REQUIREMENTS — Take the lines from the head of the listing through the one bearing "ax = fig.add_axes([73/661, 50/427, 588/661, 367/427])" and copy them exactly, leaving every picture out.

DATASET SECTION —
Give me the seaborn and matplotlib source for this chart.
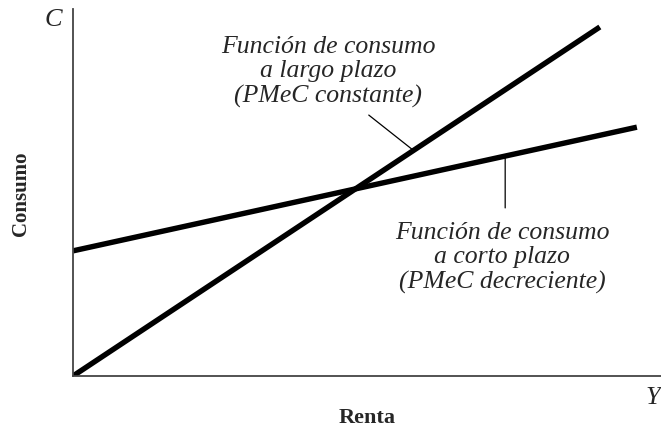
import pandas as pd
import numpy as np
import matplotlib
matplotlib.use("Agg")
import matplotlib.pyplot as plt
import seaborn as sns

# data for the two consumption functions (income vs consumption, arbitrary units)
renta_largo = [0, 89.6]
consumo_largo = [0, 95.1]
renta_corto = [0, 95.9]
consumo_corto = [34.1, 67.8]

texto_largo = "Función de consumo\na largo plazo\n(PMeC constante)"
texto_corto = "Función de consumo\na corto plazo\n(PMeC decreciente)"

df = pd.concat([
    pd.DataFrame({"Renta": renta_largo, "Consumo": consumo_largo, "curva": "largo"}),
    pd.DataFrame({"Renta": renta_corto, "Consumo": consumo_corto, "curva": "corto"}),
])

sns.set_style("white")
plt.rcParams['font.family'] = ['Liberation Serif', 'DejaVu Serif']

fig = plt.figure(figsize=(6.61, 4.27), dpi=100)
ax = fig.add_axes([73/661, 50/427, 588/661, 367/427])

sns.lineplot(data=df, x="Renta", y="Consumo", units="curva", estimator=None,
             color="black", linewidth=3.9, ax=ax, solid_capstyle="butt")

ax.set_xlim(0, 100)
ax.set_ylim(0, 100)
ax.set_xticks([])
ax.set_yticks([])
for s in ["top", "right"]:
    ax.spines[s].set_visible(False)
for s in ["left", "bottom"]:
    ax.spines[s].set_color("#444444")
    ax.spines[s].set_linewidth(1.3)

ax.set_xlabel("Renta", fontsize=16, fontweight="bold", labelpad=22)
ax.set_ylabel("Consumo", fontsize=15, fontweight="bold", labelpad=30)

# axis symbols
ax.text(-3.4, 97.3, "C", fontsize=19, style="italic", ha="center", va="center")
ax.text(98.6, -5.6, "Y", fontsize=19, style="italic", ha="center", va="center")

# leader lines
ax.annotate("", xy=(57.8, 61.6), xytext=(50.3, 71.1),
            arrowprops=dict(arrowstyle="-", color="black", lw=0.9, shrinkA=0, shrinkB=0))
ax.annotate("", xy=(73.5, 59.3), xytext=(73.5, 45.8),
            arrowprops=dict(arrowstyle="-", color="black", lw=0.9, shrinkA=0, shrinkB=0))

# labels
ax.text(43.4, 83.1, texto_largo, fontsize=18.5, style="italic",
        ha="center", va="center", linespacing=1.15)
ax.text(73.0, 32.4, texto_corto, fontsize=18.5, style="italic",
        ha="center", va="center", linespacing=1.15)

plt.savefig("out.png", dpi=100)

WRITTEN ANSWER —
Give me the seaborn and matplotlib source for this chart.
import pandas as pd
import numpy as np
import matplotlib
matplotlib.use("Agg")
import matplotlib.pyplot as plt
import seaborn as sns

# data for the two consumption functions (income vs consumption, arbitrary units)
renta_largo = [0, 89.6]
consumo_largo = [0, 95.1]
renta_corto = [0, 95.9]
consumo_corto = [34.1, 67.8]

texto_largo = "Función de consumo\na largo plazo\n(PMeC constante)"
texto_corto = "Función de consumo\na corto plazo\n(PMeC decreciente)"

df = pd.concat([
    pd.DataFrame({"Renta": renta_largo, "Consumo": consumo_largo, "curva": "largo"}),
    pd.DataFrame({"Renta": renta_corto, "Consumo": consumo_corto, "curva": "corto"}),
])

sns.set_style("white")
plt.rcParams['font.family'] = ['Liberation Serif', 'DejaVu Serif']

fig = plt.figure(figsize=(6.61, 4.27), dpi=100)
ax = fig.add_axes([73/661, 50/427, 588/661, 367/427])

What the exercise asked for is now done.